BEACH COMBERS WAITING TO STRIP THE WRECKED VESSEL.
The distinction of having founded and created the United States Life-Saving Service having been the subject of much discussion in recent years, General Superintendent Kimball, in his report to the Secretary of the Treasury as to the claims of W. A. Newell, as the originator of the system of the Life-Saving Service of the United States, in conclusion states as follows:—
“The fact is, the credit of originating and developing the United States Life-Saving Service cannot truthfully be awarded to any single individual.
“In Congress and out of Congress many men have contributed, some in a great and some in a less degree to the success of its fortunes.
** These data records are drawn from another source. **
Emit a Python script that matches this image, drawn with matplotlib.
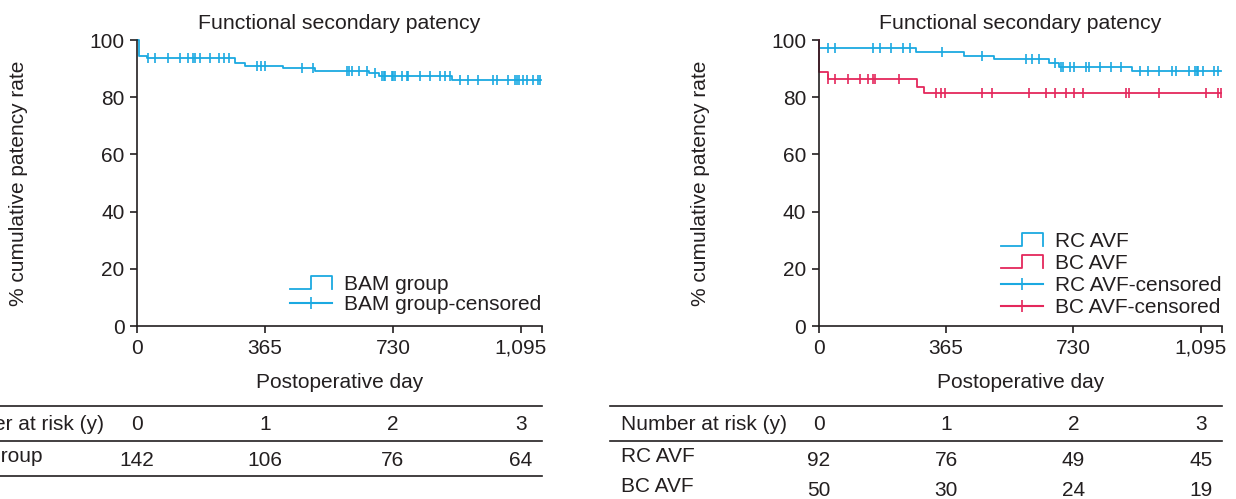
import numpy as np
import matplotlib
matplotlib.use("Agg")
import matplotlib.pyplot as plt
from matplotlib.lines import Line2D
from matplotlib.legend_handler import HandlerBase

plt.rcParams["font.family"] = ["Liberation Sans", "DejaVu Sans"]
plt.rcParams["font.size"] = 15
TXT = "#231F20"
BLUE = "#1BA9E1"
RED = "#E4285C"

# BAM group (left panel)
bam_times = [0, 5, 28, 280, 308, 417, 508, 662, 690, 898]
bam_surv = [100, 94.4, 93.7, 91.9, 90.9, 90.1, 89.2, 88.5, 87.5, 86.1]
bam_censor = [32, 51, 89, 123, 146, 161, 165, 180, 208, 235, 249, 263, 341, 354,
              365, 471, 501, 598, 606, 612, 634, 655, 679, 698, 703, 707, 726,
              731, 736, 755, 769, 774, 807, 836, 864, 878, 893, 921, 945, 973,
              1016, 1026, 1059, 1078, 1083, 1088, 1102, 1111, 1130, 1145, 1150]

# RC AVF / BC AVF (right panel)
rc_times = [0, 1, 278, 416, 502, 660, 688, 898]
rc_surv = [100, 97.1, 95.7, 94.3, 93.2, 92.0, 90.7, 89.1]
rc_censor = [27, 47, 156, 177, 207, 242, 261, 352, 469, 595, 612, 631, 676, 695,
             700, 719, 733, 767, 774, 807, 838, 867, 922, 943, 976, 1013, 1024,
             1060, 1079, 1083, 1087, 1100, 1134, 1143]
bc_times = [0, 1, 27, 282, 302]
bc_surv = [100, 88.7, 86.4, 83.7, 81.5]
bc_censor = [27, 47, 85, 118, 142, 156, 161, 231, 336, 350, 361, 469, 498, 604,
             652, 676, 709, 733, 757, 881, 890, 974, 1110, 1143, 1153]

year_ticks = [0, 365, 730, 1095]
year_labels = ["0", "365", "730", "1,095"]
risk_years = ["0", "1", "2", "3"]
bam_risk = [142, 106, 76, 64]
rc_risk = [92, 76, 49, 45]
bc_risk = [50, 30, 24, 19]

X_END = 1155


class StepHandler(HandlerBase):
    def create_artists(self, legend, orig_handle, xdescent, ydescent,
                       width, height, fontsize, trans):
        x0 = -xdescent
        lo = -ydescent + 0.05 * height
        hi = 0.95 * height
        xs = [x0, x0 + width / 2, x0 + width / 2, x0 + width, x0 + width]
        ys = [lo, lo, hi, hi, lo]
        line = Line2D(xs, ys, color=orig_handle.get_color(), lw=1.3)
        line.set_transform(trans)
        return [line]


def draw_curve(ax, times, surv, censor, color):
    t = list(times) + [X_END - 2]
    s = list(surv) + [surv[-1]]
    ax.step(t, s, where="post", color=color, lw=1.3, clip_on=False)
    idx = np.searchsorted(times, censor, side="right") - 1
    ax.plot(censor, np.array(surv)[idx], ls="none", marker="|", ms=7,
            mew=1.2, color=color, clip_on=False)


def style_axes(ax):
    ax.set_xlim(0, X_END)
    ax.set_ylim(0, 100)
    for side in ["top", "right"]:
        ax.spines[side].set_visible(False)
    for side in ["left", "bottom"]:
        ax.spines[side].set_color(TXT)
        ax.spines[side].set_linewidth(1.2)
    ax.set_xticks(year_ticks + [X_END])
    ax.set_xticklabels(year_labels + [""])
    ax.set_yticks([0, 20, 40, 60, 80, 100])
    ax.tick_params(length=5, width=1.2, color=TXT, labelcolor=TXT, pad=4)
    ax.set_title("Functional secondary patency", color=TXT, pad=8, fontsize=15.3)
    ax.set_ylabel("% cumulative patency rate", color=TXT)
    ax.yaxis.set_label_coords(-0.27, 0.5)
    ax.set_xlabel("Postoperative day", color=TXT)
    ax.xaxis.set_label_coords(0.5, -0.165)


def risk_table(ax, rows, line_start, bottom_line):
    tr = ax.get_xaxis_transform()
    lab_x = -199 / 405
    ys_line = [-0.280, -0.402]
    if bottom_line:
        ys_line.append(-0.524)
    for yl in ys_line:
        ax.plot([line_start, 1.0], [yl, yl], transform=ax.transAxes,
                color=TXT, lw=1.2, clip_on=False)
    ax.text(lab_x, -0.343, "Number at risk (y)", transform=ax.transAxes,
            ha="left", va="center", color=TXT)
    for xv, lab in zip(year_ticks, risk_years):
        ax.text(xv, -0.343, lab, transform=tr, ha="center", va="center", color=TXT)
    for k, (name, vals) in enumerate(rows):
        y = -0.465 - 0.105 * k
        ax.text(lab_x, y + 0.01, name, transform=ax.transAxes, ha="left",
                va="center", color=TXT)
        for xv, v in zip(year_ticks, vals):
            ax.text(xv, y - 0.005, str(v), transform=tr, ha="center",
                    va="center", color=TXT)


fig = plt.figure(figsize=(12.36, 4.99), dpi=100)
ax1 = fig.add_axes([137 / 1236, 173 / 499, 405 / 1236, 286 / 499])
ax2 = fig.add_axes([818.7 / 1236, 173 / 499, 403 / 1236, 286 / 499])

draw_curve(ax1, bam_times, bam_surv, bam_censor, BLUE)
style_axes(ax1)
h1 = [Line2D([], [], color=BLUE),
      Line2D([], [], color=BLUE, marker="|", ms=8, mew=1.2)]
ax1.legend(h1, ["BAM group", "BAM group-censored"], loc="upper left",
           bbox_to_anchor=(0.378, 0.178), frameon=False, borderpad=0,
           borderaxespad=0, handlelength=2.0, handletextpad=0.6,
           labelspacing=0.05, handler_map={h1[0]: StepHandler()},
           labelcolor=TXT)
risk_table(ax1, [("BAM group", bam_risk)], -137 / 405, True)

draw_curve(ax2, rc_times, rc_surv, rc_censor, BLUE)
draw_curve(ax2, bc_times, bc_surv, bc_censor, RED)
style_axes(ax2)
h2 = [Line2D([], [], color=BLUE), Line2D([], [], color=RED),
      Line2D([], [], color=BLUE, marker="|", ms=8, mew=1.2),
      Line2D([], [], color=RED, marker="|", ms=8, mew=1.2)]
ax2.legend(h2, ["RC AVF", "BC AVF", "RC AVF-censored", "BC AVF-censored"],
           loc="upper left", bbox_to_anchor=(0.452, 0.33), frameon=False,
           borderpad=0, borderaxespad=0, handlelength=2.0, handletextpad=0.6,
           labelspacing=0.15, handler_map={h2[0]: StepHandler(), h2[1]: StepHandler()},
           labelcolor=TXT)
risk_table(ax2, [("RC AVF", rc_risk), ("BC AVF", bc_risk)], -208.7 / 403, False)

fig.savefig("out.png", dpi=100)
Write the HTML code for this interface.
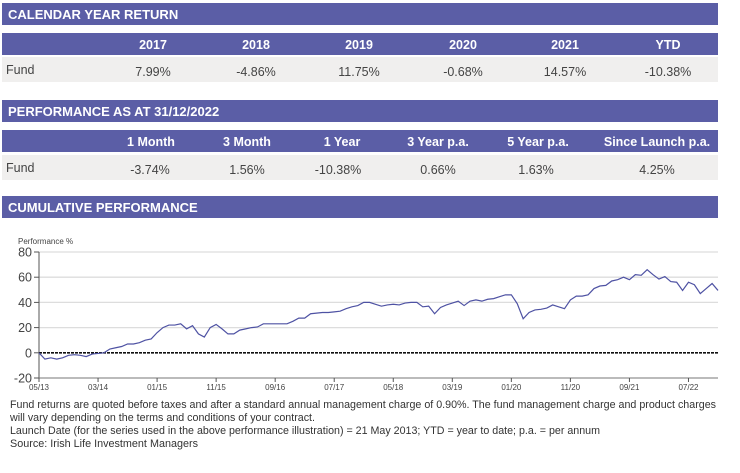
<!DOCTYPE html>
<html><head><meta charset="utf-8"><style>
body{margin:0;background:#fff;width:740px;height:473px;overflow:hidden}
svg{display:block;font-family:"Liberation Sans",Arial,sans-serif}
</style></head><body>
<svg id="s" width="740" height="473" viewBox="0 0 740 473" xmlns="http://www.w3.org/2000/svg">
<g>
<rect x="2" y="3" width="716" height="22" fill="#5b5ea6"/>
<text x="8" y="19" font-size="13" font-weight="bold" fill="#fff">CALENDAR YEAR RETURN</text>
<rect x="2" y="33" width="716" height="22" fill="#5b5ea6"/>
<rect x="2" y="57" width="716" height="25" fill="#f0efee"/>
<text x="6" y="74" font-size="12.5" fill="#444">Fund</text>
<g font-size="12.5" text-anchor="middle">
<text x="153" y="49" font-weight="bold" fill="#fff">2017</text>
<text x="256" y="49" font-weight="bold" fill="#fff">2018</text>
<text x="359" y="49" font-weight="bold" fill="#fff">2019</text>
<text x="463" y="49" font-weight="bold" fill="#fff">2020</text>
<text x="565" y="49" font-weight="bold" fill="#fff">2021</text>
<text x="668" y="49" font-weight="bold" fill="#fff">YTD</text>
<text x="153" y="76" fill="#444">7.99%</text>
<text x="256" y="76" fill="#444">-4.86%</text>
<text x="359" y="76" fill="#444">11.75%</text>
<text x="463" y="76" fill="#444">-0.68%</text>
<text x="565" y="76" fill="#444">14.57%</text>
<text x="668" y="76" fill="#444">-10.38%</text>
</g></g>
<g>
<rect x="2" y="100" width="716" height="22" fill="#5b5ea6"/>
<text x="8" y="116" font-size="13" font-weight="bold" fill="#fff">PERFORMANCE AS AT 31/12/2022</text>
<rect x="2" y="130" width="716" height="22" fill="#5b5ea6"/>
<rect x="2" y="155" width="716" height="25" fill="#f0efee"/>
<text x="6" y="172" font-size="12.5" fill="#444">Fund</text>
<g font-size="12.5" text-anchor="middle">
<text x="151" y="146" font-weight="bold" fill="#fff">1 Month</text>
<text x="247" y="146" font-weight="bold" fill="#fff">3 Month</text>
<text x="342" y="146" font-weight="bold" fill="#fff">1 Year</text>
<text x="438" y="146" font-weight="bold" fill="#fff">3 Year p.a.</text>
<text x="538" y="146" font-weight="bold" fill="#fff">5 Year p.a.</text>
<text x="657" y="146" font-weight="bold" fill="#fff">Since Launch p.a.</text>
<text x="150" y="174" fill="#444">-3.74%</text>
<text x="247" y="174" fill="#444">1.56%</text>
<text x="338" y="174" fill="#444">-10.38%</text>
<text x="438" y="174" fill="#444">0.66%</text>
<text x="536" y="174" fill="#444">1.63%</text>
<text x="657" y="174" fill="#444">4.25%</text>
</g></g>
<rect x="2" y="196" width="716" height="22" fill="#5b5ea6"/>
<text x="8" y="212" font-size="13" font-weight="bold" fill="#fff">CUMULATIVE PERFORMANCE</text>
<g id="chart"></g>
<g font-size="11" fill="#333">
<text x="10" y="408" textLength="706" lengthAdjust="spacingAndGlyphs">Fund returns are quoted before taxes and after a standard annual management charge of 0.90%. The fund management charge and product charges</text>
<text x="10" y="421" textLength="305" lengthAdjust="spacingAndGlyphs">will vary depending on the terms and conditions of your contract.</text>
<text x="10" y="434" textLength="590" lengthAdjust="spacingAndGlyphs">Launch Date (for the series used in the above performance illustration) = 21 May 2013; YTD = year to date; p.a. = per annum</text>
<text x="10" y="447" textLength="188" lengthAdjust="spacingAndGlyphs">Source: Irish Life Investment Managers</text>
</g>
</svg>
<script>
const values=[0,-5,-4,-5,-4,-2,-1.5,-2,-3,-1,-0.5,0,3,4,5,7,7,8,10,11,16,20,22,22,23,19,21.5,15,12.5,20,22.5,19,15,15,18,19,20,20.5,23,23,23,23,23,25,27.5,27.5,31,31.5,32,32,32.5,33,35,36.5,37.5,40,40,38.5,37,38,38.5,38,39.5,40,40,36.5,37,31,36,38,39.5,41,37.5,41,42,41,42.5,43,44.5,46,46,39,27,32,34,34.5,35.5,38,36.5,35,42,45,45,46,51,53,53.5,57,58,60,58,62,61.5,66,62,58.5,60.5,56.5,56,49.5,56,54,47,51,55,49.5];
const yTicks=[80,60,40,20,0,-20];
const xTickLabels=["05/13","03/14","01/15","11/15","09/16","07/17","05/18","03/19","01/20","11/20","09/21","07/22"];
const xTickMonths=[0,10,20,30,40,50,60,70,80,90,100,110];
const NS="http://www.w3.org/2000/svg";
const g=document.getElementById('chart');
const x0=39,x1=718,yTop=252,yBot=378,vMin=-20,vMax=80,nMonths=115;
const X=m=>x0+(x1-x0)*m/nMonths;
const Y=v=>yBot-(yBot-yTop)*(v-vMin)/(vMax-vMin);
function mk(t,a){const e=document.createElementNS(NS,t);for(const k in a)e.setAttribute(k,a[k]);g.appendChild(e);return e;}
let t=mk('text',{x:18,y:244,'font-size':8,fill:'#444'});t.textContent='Performance %';


yTicks.forEach(v=>{
 if(v!==vMin&&v!==0){const l=mk('line',{x1:x0,x2:x1,y1:Y(v),y2:Y(v),stroke:'#ddd','stroke-width':1.3});
 
 }
 const tk=mk('line',{x1:x0-5,x2:x0,y1:Y(v),y2:Y(v),stroke:'#555'});
 
 
 const tx=mk('text',{x:x0-7,y:Y(v)+4.5,'font-size':12.5,fill:'#444','text-anchor':'end'});tx.textContent=v;
 
 
});
let ax=mk('line',{x1:x0,x2:x0,y1:Y(vMax),y2:yBot,stroke:'#555'});


let xa=mk('line',{x1:x0,x2:x1,y1:yBot,y2:yBot,stroke:'#777'});


let zl=mk('line',{x1:x0,x2:x1,y1:Y(0),y2:Y(0),stroke:'#111','stroke-width':1.6,'stroke-dasharray':'3 1'});


xTickMonths.forEach((m,i)=>{
 const tk=mk('line',{x1:X(m),x2:X(m),y1:yBot,y2:yBot+4,stroke:'#555'});
 
 
 const tx=mk('text',{x:X(m),y:yBot+12,'font-size':8,fill:'#444','text-anchor':'middle'});tx.textContent=xTickLabels[i];
 
 
});
const p=mk('polyline',{points:values.map((v,i)=>X(i)+','+Y(v)).join(' '),fill:'none',stroke:'#4e52a3','stroke-width':1.2});


</script>
</body></html>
To even write down the names of the legislators in both houses of Congress, who have been its advocates and champions, and to refer ever so briefly to their valuable assistance, would occupy much space and require considerable research, but there occurred to me at once as conspicuous among the host of its promoters, Senators Hannibal H. Hamlin, O. D. Conger, W. E. Kenna, W. J. Sewell, and William P. Frye, and Representatives S. S. Cox, Charles B. Roberts, John Lynch, James W. Cobert, and Jesse J. Yeates. Presidents of the United States and various Secretaries of the Treasury have promoted its welfare. Many officers of the life-saving service also, as well as officers detailed to it from the Revenue Cutter Service, have, from time to time, suggested and assisted to carry into effect important improvements.
“The life-saving service was not designed and laid out at one stroke, in a single comprehensive plan, as an architect designs a building, or a military genius, perhaps, devised a scheme of army organization, but its system and development have been accomplished step by step, day teaching unto day the necessity and wisdom of each successive measure of progress.”
CAPT. BENJAMIN C. SPARROW.
Capt. Benjamin C. Sparrow, superintendent of the second life-saving district, was born in Orleans, Oct. 9, 1839. He is a lineal descendant of Richard Sparrow, who came over in the ship Ann, landing at Plymouth. When a boy he always accompanied his father, a well-known life saver and wrecker, to the shipwrecks that occurred along the coast, and at an early age became familiar with the scenes of disaster from which the shores of Cape Cod have become noted.